In other words, as we keep drawing without hitting Yes, the odds of hitting Yes keep changing and getting more: 1/N, 1/N-1, 1/N-1-1, 1/N-1-1-1...

But in Laplace's Law, every day that goes by with the sun rising, N gets bigger since here N is the number of days that have passed, not how many days are left to go; the odds that the sun won't rise keep changing and getting less, 1/N, 1/N+1, 1/N+1+1, 1/N+1+1+1...

Unless I am missing something, Laplace's law is not like your papers-in-hat/Bernouilli-urn example.

Replies from: jsteinhardt, damang
comment by jsteinhardt · 2011-11-30T01:00:04.378Z · LW(p) · GW(p)

The difference is that in that case you know the exact number of balls of each type, in this case you do not. The difference between Bernoulli and Laplace is not whether N gets bigger or smaller, but whether the number of balls is known or has to be inferred.

comment by damang · 2011-11-29T11:05:31.024Z · LW(p) · GW(p)

Yes that is exactly the paradox I was having.

(edit):

Actually, Manfred seems to have solved the issue.

comment by HonoreDB · 2011-11-28T16:40:50.636Z · LW(p) · GW(p)

A very similar problem came to me in a dream the night before last.
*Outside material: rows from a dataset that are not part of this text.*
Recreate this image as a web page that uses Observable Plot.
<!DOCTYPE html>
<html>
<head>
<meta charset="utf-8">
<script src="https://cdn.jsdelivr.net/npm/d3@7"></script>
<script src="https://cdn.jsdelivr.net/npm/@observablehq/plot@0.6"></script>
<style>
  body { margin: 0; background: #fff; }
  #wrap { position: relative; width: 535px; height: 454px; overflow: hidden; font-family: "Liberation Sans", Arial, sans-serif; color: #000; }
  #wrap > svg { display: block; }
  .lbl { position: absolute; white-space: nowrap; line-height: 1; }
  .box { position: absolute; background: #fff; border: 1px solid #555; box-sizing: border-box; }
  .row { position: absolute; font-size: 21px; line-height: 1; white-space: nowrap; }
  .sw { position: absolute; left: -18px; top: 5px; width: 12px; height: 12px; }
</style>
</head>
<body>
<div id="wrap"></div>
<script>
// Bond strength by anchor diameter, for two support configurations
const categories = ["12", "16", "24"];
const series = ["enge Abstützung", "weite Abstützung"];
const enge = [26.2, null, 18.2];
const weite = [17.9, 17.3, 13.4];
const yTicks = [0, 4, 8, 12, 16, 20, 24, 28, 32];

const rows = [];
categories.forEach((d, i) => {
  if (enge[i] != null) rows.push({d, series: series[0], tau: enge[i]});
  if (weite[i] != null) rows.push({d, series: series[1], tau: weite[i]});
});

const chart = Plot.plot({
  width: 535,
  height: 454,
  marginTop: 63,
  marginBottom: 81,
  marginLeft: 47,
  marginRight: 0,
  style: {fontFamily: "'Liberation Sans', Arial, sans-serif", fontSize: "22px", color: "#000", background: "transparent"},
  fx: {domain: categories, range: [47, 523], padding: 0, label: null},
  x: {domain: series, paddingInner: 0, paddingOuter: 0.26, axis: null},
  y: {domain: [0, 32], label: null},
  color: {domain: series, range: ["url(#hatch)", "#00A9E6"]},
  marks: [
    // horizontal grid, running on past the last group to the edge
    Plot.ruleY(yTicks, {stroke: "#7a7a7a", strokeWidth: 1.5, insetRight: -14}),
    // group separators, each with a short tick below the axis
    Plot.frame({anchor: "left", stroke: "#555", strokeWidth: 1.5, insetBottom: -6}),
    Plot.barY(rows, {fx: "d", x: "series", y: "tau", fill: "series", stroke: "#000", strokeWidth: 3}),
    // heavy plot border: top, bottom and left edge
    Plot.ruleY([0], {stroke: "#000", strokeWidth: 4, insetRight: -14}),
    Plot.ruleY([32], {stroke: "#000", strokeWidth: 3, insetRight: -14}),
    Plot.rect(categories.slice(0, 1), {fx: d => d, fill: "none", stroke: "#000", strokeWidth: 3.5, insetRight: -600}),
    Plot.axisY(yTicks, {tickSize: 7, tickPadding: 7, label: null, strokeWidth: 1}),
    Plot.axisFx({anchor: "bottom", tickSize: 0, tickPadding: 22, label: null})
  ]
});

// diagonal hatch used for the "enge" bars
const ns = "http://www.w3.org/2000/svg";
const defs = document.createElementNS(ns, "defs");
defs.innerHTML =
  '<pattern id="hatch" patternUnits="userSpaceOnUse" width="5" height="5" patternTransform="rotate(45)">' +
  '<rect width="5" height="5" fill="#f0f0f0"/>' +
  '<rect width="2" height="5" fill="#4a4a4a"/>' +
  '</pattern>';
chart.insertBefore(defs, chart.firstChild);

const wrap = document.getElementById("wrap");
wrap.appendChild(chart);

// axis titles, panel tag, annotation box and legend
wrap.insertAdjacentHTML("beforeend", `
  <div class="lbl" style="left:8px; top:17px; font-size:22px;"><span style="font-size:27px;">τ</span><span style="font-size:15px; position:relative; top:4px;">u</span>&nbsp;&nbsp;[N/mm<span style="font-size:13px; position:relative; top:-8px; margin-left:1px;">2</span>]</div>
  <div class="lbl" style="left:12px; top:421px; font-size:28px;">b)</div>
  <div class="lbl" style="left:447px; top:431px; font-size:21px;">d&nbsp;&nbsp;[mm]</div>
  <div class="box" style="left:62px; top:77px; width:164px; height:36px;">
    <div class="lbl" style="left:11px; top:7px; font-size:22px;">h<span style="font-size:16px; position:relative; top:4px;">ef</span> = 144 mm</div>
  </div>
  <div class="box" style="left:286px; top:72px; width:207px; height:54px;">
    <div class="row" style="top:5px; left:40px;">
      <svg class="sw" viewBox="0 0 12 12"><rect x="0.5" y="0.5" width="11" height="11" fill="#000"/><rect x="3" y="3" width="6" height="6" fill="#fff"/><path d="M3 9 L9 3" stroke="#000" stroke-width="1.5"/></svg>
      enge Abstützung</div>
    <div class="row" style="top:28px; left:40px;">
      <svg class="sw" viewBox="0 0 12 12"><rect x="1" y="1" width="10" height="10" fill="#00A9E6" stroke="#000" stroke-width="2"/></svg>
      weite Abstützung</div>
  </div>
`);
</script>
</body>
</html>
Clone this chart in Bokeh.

I was just working on it when you posted this. Mostly a coincidence, but with the dice slightly weighted by the zeitgeist, I suppose.

I wrote a story in college about a society that was forced, as a punitive measure after losing a war, to spend some percentage of their lives in suspended animation, thereby ensuring that their civilization would progress slower than everyone else's. A nationalist movement subverted this by secretly ensuring that people dreamed during their suspension.
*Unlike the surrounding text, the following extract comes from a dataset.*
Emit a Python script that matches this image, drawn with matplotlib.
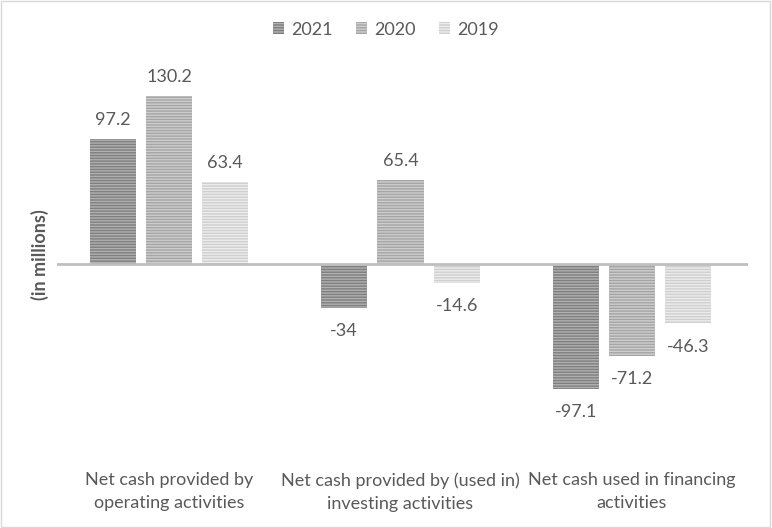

comment by buybuydandavis · 2011-11-29T03:10:49.531Z · LW(p) · GW(p)

It's been a while, but I'd be surprised if the answer isn't readily apparent from Jaynes' analysis of the problem.

comment by Shmi (shminux) · 2011-11-28T19:21:36.122Z · LW(p) · GW(p)

Unfortunately, the wiki entry on the rule of succession is poorly written.

Simplifying and working backwards are the two standard approaches that can help here.

Simplest possible case: 1 paper, chances of yes are 50% before you start. Next simplest case: 2 papers. 50% for the first one, what are the odds for the second one, given that the first one is yes? Use Bayesian inference to calculate it. Increase the number of papers, repeat a few more times, notice a pattern. Prove the pattern in general or by induction.